Aim of the task
Starting at the first line of the data, please print exactly those lines through the one that holds "const seriesNames = legendFirstLines.map((a, i)", omitting every picture.

Data extract
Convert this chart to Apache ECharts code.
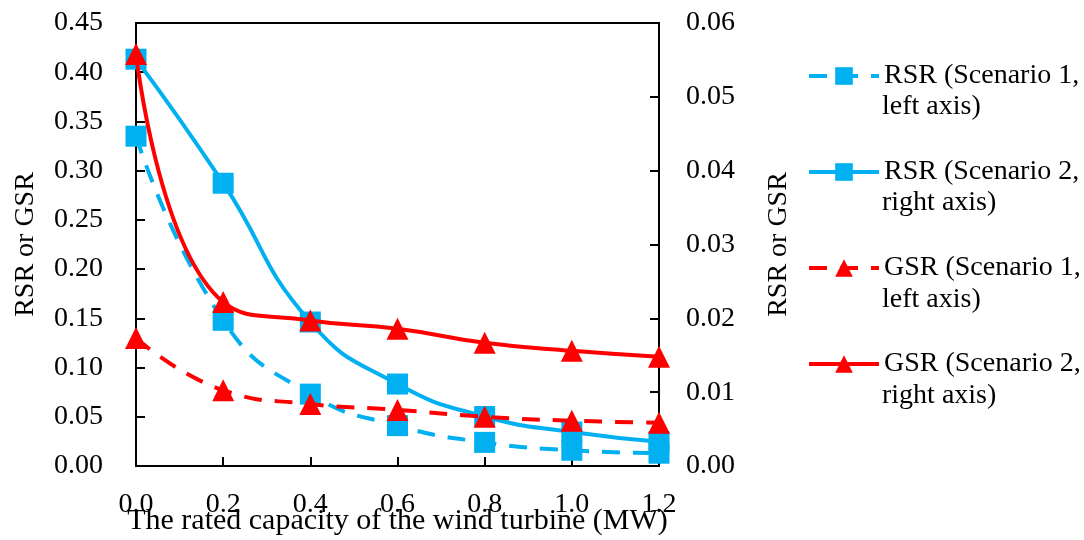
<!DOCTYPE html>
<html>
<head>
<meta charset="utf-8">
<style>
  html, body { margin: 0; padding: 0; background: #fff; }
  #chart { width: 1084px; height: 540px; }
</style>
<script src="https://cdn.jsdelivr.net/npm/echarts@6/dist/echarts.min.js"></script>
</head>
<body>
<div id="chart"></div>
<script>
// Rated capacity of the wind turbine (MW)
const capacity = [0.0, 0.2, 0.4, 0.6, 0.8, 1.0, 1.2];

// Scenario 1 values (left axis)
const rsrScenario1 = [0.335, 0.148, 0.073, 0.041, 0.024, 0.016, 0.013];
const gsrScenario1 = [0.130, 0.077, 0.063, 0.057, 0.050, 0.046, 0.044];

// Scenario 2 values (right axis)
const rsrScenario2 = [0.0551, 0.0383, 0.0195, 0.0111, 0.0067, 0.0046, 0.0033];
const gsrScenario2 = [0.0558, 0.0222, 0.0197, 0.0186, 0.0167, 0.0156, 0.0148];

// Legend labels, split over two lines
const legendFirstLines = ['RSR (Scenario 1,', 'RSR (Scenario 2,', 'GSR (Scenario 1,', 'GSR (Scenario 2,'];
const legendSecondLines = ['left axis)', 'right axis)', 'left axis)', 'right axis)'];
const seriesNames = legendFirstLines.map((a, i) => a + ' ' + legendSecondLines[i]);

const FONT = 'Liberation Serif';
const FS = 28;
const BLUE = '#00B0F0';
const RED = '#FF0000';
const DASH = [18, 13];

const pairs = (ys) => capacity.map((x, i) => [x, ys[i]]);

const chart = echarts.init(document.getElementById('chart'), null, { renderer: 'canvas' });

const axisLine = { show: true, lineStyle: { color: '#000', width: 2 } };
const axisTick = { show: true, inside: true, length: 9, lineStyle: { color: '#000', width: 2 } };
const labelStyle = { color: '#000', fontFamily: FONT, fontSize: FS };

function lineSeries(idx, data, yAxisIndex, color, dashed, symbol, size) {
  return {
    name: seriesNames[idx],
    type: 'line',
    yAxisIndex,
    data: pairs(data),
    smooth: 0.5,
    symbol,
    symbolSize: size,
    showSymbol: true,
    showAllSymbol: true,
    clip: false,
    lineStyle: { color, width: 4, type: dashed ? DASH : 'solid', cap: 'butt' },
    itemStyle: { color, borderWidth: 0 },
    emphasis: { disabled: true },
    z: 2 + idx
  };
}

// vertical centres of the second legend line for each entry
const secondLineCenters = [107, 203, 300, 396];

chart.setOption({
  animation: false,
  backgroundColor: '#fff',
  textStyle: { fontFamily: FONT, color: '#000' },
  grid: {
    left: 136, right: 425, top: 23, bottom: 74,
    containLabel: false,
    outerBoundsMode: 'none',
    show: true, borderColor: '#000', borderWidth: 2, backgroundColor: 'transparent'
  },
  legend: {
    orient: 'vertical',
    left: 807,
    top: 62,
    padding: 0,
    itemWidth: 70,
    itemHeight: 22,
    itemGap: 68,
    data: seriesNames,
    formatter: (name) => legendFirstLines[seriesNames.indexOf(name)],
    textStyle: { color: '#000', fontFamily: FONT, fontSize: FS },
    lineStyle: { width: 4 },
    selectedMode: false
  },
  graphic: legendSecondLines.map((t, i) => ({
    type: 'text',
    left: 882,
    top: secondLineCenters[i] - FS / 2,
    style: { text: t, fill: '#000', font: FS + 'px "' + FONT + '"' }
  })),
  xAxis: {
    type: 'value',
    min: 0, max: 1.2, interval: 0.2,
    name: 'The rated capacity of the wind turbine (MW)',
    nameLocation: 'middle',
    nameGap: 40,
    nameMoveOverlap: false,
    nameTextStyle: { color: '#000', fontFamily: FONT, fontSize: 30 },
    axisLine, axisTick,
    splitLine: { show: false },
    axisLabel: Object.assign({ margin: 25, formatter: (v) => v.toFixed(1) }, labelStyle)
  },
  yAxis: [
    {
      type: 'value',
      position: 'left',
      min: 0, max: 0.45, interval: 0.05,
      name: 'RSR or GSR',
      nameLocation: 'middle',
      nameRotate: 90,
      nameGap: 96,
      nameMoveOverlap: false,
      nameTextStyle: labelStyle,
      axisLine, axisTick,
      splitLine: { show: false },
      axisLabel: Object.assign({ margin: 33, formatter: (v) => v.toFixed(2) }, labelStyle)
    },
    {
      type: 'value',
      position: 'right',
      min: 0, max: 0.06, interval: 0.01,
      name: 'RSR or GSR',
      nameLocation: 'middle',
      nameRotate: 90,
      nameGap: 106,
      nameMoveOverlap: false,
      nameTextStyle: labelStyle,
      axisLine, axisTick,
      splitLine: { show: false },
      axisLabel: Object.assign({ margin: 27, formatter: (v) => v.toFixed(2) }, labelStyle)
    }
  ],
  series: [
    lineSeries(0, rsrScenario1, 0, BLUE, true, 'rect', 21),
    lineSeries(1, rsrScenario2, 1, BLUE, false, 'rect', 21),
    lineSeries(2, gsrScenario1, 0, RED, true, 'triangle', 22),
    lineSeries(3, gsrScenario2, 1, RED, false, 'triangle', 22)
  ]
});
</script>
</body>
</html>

Response
Convert this chart to Apache ECharts code.
<!DOCTYPE html>
<html>
<head>
<meta charset="utf-8">
<style>
  html, body { margin: 0; padding: 0; background: #fff; }
  #chart { width: 1084px; height: 540px; }
</style>
<script src="https://cdn.jsdelivr.net/npm/echarts@6/dist/echarts.min.js"></script>
</head>
<body>
<div id="chart"></div>
<script>
// Rated capacity of the wind turbine (MW)
const capacity = [0.0, 0.2, 0.4, 0.6, 0.8, 1.0, 1.2];

// Scenario 1 values (left axis)
const rsrScenario1 = [0.335, 0.148, 0.073, 0.041, 0.024, 0.016, 0.013];
const gsrScenario1 = [0.130, 0.077, 0.063, 0.057, 0.050, 0.046, 0.044];

// Scenario 2 values (right axis)
const rsrScenario2 = [0.0551, 0.0383, 0.0195, 0.0111, 0.0067, 0.0046, 0.0033];
const gsrScenario2 = [0.0558, 0.0222, 0.0197, 0.0186, 0.0167, 0.0156, 0.0148];

// Legend labels, split over two lines
const legendFirstLines = ['RSR (Scenario 1,', 'RSR (Scenario 2,', 'GSR (Scenario 1,', 'GSR (Scenario 2,'];
const legendSecondLines = ['left axis)', 'right axis)', 'left axis)', 'right axis)'];
const seriesNames = legendFirstLines.map((a, i) => a + ' ' + legendSecondLines[i]);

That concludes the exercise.